====== DATA TO PROCESS ======
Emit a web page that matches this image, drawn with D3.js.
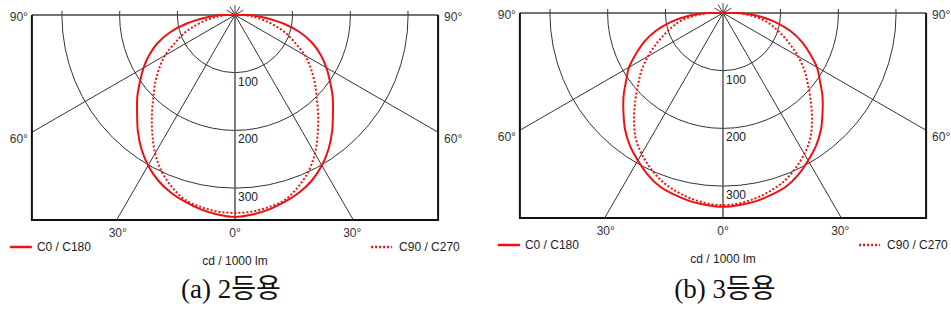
<!DOCTYPE html>
<html>
<head>
<meta charset="utf-8">
<script src="https://cdn.jsdelivr.net/npm/d3@7"></script>
<style>
  body { margin: 0; background: #fff; }
  text { font-family: "Liberation Sans", Arial, sans-serif; }
</style>
</head>
<body>
<div id="chart"></div>
<script>
// chart size
let svgWidth = 951;
let svgHeight = 319;

// gamma angles (deg from nadir) and intensities in cd / 1000 lm
let angles = [0, 5, 10, 15, 20, 25, 30, 35, 40, 45, 50, 55, 60, 65, 70, 75, 80, 85, 90];
let c0A  = [350, 347, 342, 335, 327, 316, 301, 283, 262, 240, 221, 201, 183, 164, 143, 117, 85, 50, 28];
let c90A = [343, 342, 338, 332, 318, 300, 277, 250, 224, 200, 180, 160, 140, 115, 95, 72, 50, 30, 15];
let c0B  = [336, 334, 331, 326, 320, 309, 295, 281, 264, 244, 225, 205, 188, 166, 145, 121, 93, 61, 30];
let c90B = [333, 331, 326, 319, 310, 297, 282, 264, 240, 215, 192, 172, 150, 128, 108, 90, 72, 48, 25];

let ringTicks = [100, 200, 300];
let spokeAngles = [-60, -30, 30, 60];
let bottomLabels = [-30, 0, 30];
let sideLabels = [90, 60];
let captions = ["(a) 2등용", "(b) 3등용"];
let legendNames = ["C0 / C180", "C90 / C270"];
let unitLabel = "cd / 1000 lm";

let panels = [
  { cx: 235, cy: 15, c0: c0A, c90: c90A, caption: captions[0], capDx: -4 },
  { cx: 723, cy: 13, c0: c0B, c90: c90B, caption: captions[1], capDx: 2 }
];

let rMax = 352;
let rScale = d3.scaleLinear().domain([0, 100]).range([0, 57.7]);
let red = "#ee1111";

let svg = d3.select("#chart")
  .append("svg")
  .attr("width", svgWidth)
  .attr("height", svgHeight);

let defs = svg.append("defs");

function toXY(p, deg, value) {
  let t = deg * Math.PI / 180;
  let r = rScale(value);
  return [p.cx + r * Math.sin(t), p.cy + r * Math.cos(t)];
}

// curve points: C0 on the left half, C180 mirrored on the right
function curvePoints(p, vals) {
  let pts = [];
  for (let i = angles.length - 1; i >= 0; i--) pts.push(toXY(p, -angles[i], vals[i]));
  for (let i = 1; i < angles.length; i++) pts.push(toXY(p, angles[i], vals[i]));
  return pts;
}

let line = d3.line().curve(d3.curveCatmullRom.alpha(0.5));

panels.forEach((p, k) => {
  let g = svg.append("g");
  let half = rScale(rMax);
  let left = p.cx - half, right = p.cx + half, bottom = p.cy + half + 2;

  let clipId = "clip" + k;
  defs.append("clipPath").attr("id", clipId)
    .append("rect")
    .attr("x", left).attr("y", p.cy - 4)
    .attr("width", right - left).attr("height", bottom - p.cy + 4);

  let grid = g.append("g").attr("clip-path", `url(#${clipId})`);

  // rings
  grid.selectAll("circle.ring")
    .data(ringTicks)
    .join("circle")
    .attr("cx", p.cx).attr("cy", p.cy)
    .attr("r", d => rScale(d))
    .attr("fill", "none")
    .attr("stroke", "#333")
    .attr("stroke-width", 1);

  // spokes
  grid.selectAll("line.spoke")
    .data(spokeAngles)
    .join("line")
    .attr("x1", p.cx).attr("y1", p.cy)
    .attr("x2", d => toXY(p, d, 600)[0])
    .attr("y2", d => toXY(p, d, 600)[1])
    .attr("stroke", "#333")
    .attr("stroke-width", 1);

  // little star above the centre
  g.selectAll("line.star")
    .data([120, 150, 180, 210, 240])
    .join("line")
    .attr("x1", p.cx).attr("y1", p.cy)
    .attr("x2", d => toXY(p, d, 17)[0])
    .attr("y2", d => toXY(p, d, 17)[1])
    .attr("stroke", "#444")
    .attr("stroke-width", 1);

  // vertical axis (0 deg)
  g.append("line")
    .attr("x1", p.cx).attr("x2", p.cx)
    .attr("y1", p.cy).attr("y2", bottom)
    .attr("stroke", "#555").attr("stroke-width", 1.5);

  // top line (90 deg)
  g.append("line")
    .attr("x1", left).attr("x2", right)
    .attr("y1", p.cy).attr("y2", p.cy)
    .attr("stroke", "#444").attr("stroke-width", 1.5);

  // frame
  g.append("path")
    .attr("d", `M${left},${p.cy}V${bottom}H${right}V${p.cy}`)
    .attr("fill", "none")
    .attr("stroke", "#111")
    .attr("stroke-width", 2);

  // ring labels
  g.selectAll("text.ring")
    .data(ringTicks)
    .join("text")
    .attr("x", p.cx + 3)
    .attr("y", d => p.cy + rScale(d) + 13)
    .attr("font-size", 12)
    .attr("fill", "#222")
    .text(d => d);

  // curves
  let curves = g.append("g").attr("fill", "none").attr("stroke", red);
  curves.append("path")
    .attr("d", line(curvePoints(p, p.c90)) + "Z")
    .attr("stroke-width", 2)
    .attr("stroke-dasharray", "2,2");
  curves.append("path")
    .attr("d", line(curvePoints(p, p.c0)) + "Z")
    .attr("stroke-width", 2);

  // angle labels under the frame, where the spokes meet the bottom edge
  g.selectAll("text.bottom")
    .data(bottomLabels)
    .join("text")
    .attr("x", d => p.cx + half * Math.tan(d * Math.PI / 180))
    .attr("y", p.cy + 222)
    .attr("text-anchor", "middle")
    .attr("font-size", 12)
    .attr("fill", "#333")
    .text(d => Math.abs(d) + "°");

  // angle labels beside the frame
  sideLabels.forEach(a => {
    let yy = a === 90 ? p.cy + 6 : p.cy + half / Math.tan(a * Math.PI / 180) + 11;
    g.append("text")
      .attr("x", left - 4).attr("y", yy)
      .attr("text-anchor", "end")
      .attr("font-size", 12).attr("fill", "#333")
      .text(a + "°");
    g.append("text")
      .attr("x", right + 6).attr("y", yy)
      .attr("font-size", 12).attr("fill", "#333")
      .text(a + "°");
  });

  // legend
  let ly = p.cy + 232;
  g.append("line")
    .attr("x1", left - 22).attr("x2", left).attr("y1", ly).attr("y2", ly)
    .attr("stroke", red).attr("stroke-width", 2.5);
  g.append("text")
    .attr("x", left + 5).attr("y", ly + 4)
    .attr("font-size", 12).attr("fill", "#222")
    .text(legendNames[0]);
  g.append("line")
    .attr("x1", right - 67).attr("x2", right - 46).attr("y1", ly).attr("y2", ly)
    .attr("stroke", red).attr("stroke-width", 2.5)
    .attr("stroke-dasharray", "2,2");
  g.append("text")
    .attr("x", right - 39).attr("y", ly + 4)
    .attr("font-size", 12).attr("fill", "#222")
    .text(legendNames[1]);

  g.append("text")
    .attr("x", p.cx).attr("y", p.cy + 250)
    .attr("text-anchor", "middle")
    .attr("font-size", 12).attr("fill", "#222")
    .text(unitLabel);

  // caption
  g.append("text")
    .attr("x", p.cx + p.capDx).attr("y", 298)
    .attr("text-anchor", "middle")
    .attr("font-size", 27)
    .attr("fill", "#111")
    .style("font-family", "'Liberation Serif', 'Noto Sans CJK KR', serif")
    .text(p.caption);
});
</script>
</body>
</html>
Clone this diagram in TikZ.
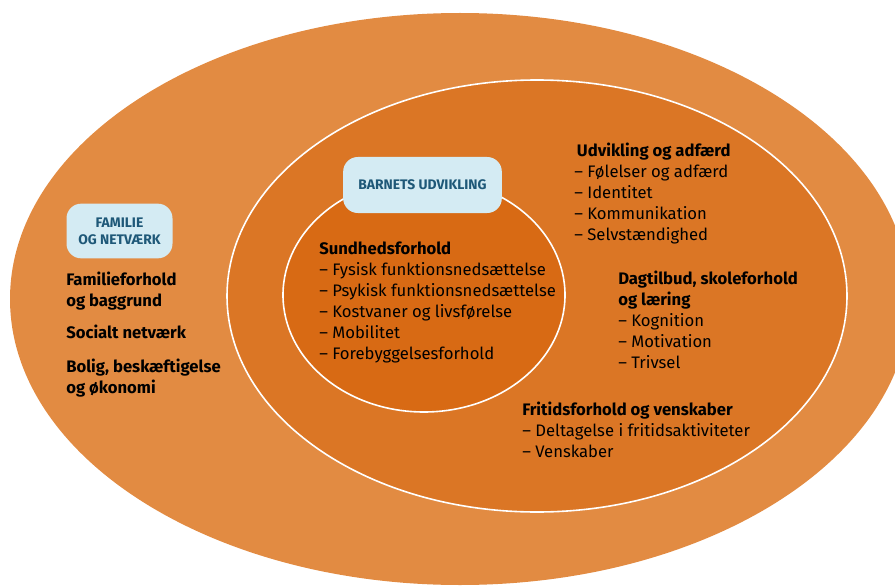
\documentclass[tikz,border=0pt]{standalone}
\usepackage{fontspec}
\setmainfont{Fira Sans}
\usetikzlibrary{positioning}
\definecolor{outerorange}{RGB}{226,139,66}
\definecolor{midorange}{RGB}{219,118,37}
\definecolor{innerorange}{RGB}{216,106,20}
\definecolor{boxblue}{RGB}{212,235,243}
\definecolor{textblue}{RGB}{30,88,120}
\begin{document}
\begin{tikzpicture}[x=0.75pt,y=0.75pt,font=\fontsize{12.5}{15.75}\selectfont,line join=round,line cap=round]
	\tikzset{labelbox/.style={fill=boxblue,rounded corners=11pt,text=textblue,align=center,inner sep=0pt,font=\fontsize{10.4}{12.75}\selectfont\bfseries},
		itemlist/.style={anchor=north west,inner sep=0pt,align=left},
		ring/.style={draw=white,line width=1.2pt}}
	\useasboundingbox (0,0) rectangle (895,-588);
	% rings
	\begin{scope}
		\clip (0,0) rectangle (895,-588);
		\fill[outerorange] (460,-299) ellipse [x radius=450, y radius=286];
	\end{scope}
	\fill[midorange,ring] (537,-296) ellipse [x radius=310, y radius=216];
	\fill[innerorange,ring] (424,-295) ellipse [x radius=141, y radius=117];
	% label boxes
	\node[labelbox,minimum width=119pt,minimum height=42pt] (barn) at (422.5,-185) {BARNETS UDVIKLING};
	\node[labelbox,minimum width=79.5pt,minimum height=41pt] (familie) at (119.5,-231) {FAMILIE\\OG NETVÆRK};
	% outer ring
	\node[itemlist] (famforhold) at (66,-272) {\bfseries Familieforhold\\\bfseries og baggrund};
	\node[itemlist] (social) at (66,-325) {\bfseries Socialt netværk};
	\node[itemlist] (bolig) at (66,-359) {\bfseries Bolig, beskæftigelse\\\bfseries og økonomi};
	% inner ring
	\node[itemlist] (sundhed) at (319,-242) {\bfseries Sundhedsforhold\\
		– Fysisk funktionsnedsættelse\\
		– Psykisk funktionsnedsættelse\\
		– Kostvaner og livsførelse\\
		– Mobilitet\\
		– Forebyggelsesforhold};
	% middle ring
	\node[itemlist] (udvikling) at (574,-143) {\bfseries\hspace{2pt}Udvikling og adfærd\\
		– Følelser og adfærd\\
		– Identitet\\
		– Kommunikation\\
		– Selvstændighed};
	\node[itemlist] (dagtilbud) at (618,-271) {\bfseries Dagtilbud, skoleforhold\\
		\bfseries og læring\\
		– Kognition\\
		– Motivation\\
		– Trivsel};
	\node[itemlist] (fritid) at (522,-402) {\bfseries Fritidsforhold og venskaber\\
		– Deltagelse i fritidsaktiviteter\\
		– Venskaber};
\end{tikzpicture}
\end{document}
======
◆ TASK STATEMENT ◆
Please extract exactly the lines of the data, from the first through the line containing "let svgHeight = 319;", and add no pictures to the copy.

◆ SOLUTION FOR THIS PROBLEM ◆
Emit a web page that matches this image, drawn with D3.js.
<!DOCTYPE html>
<html>
<head>
<meta charset="utf-8">
<script src="https://cdn.jsdelivr.net/npm/d3@7"></script>
<style>
  body { margin: 0; background: #fff; }
  text { font-family: "Liberation Sans", Arial, sans-serif; }
</style>
</head>
<body>
<div id="chart"></div>
<script>
// chart size
let svgWidth = 951;
let svgHeight = 319;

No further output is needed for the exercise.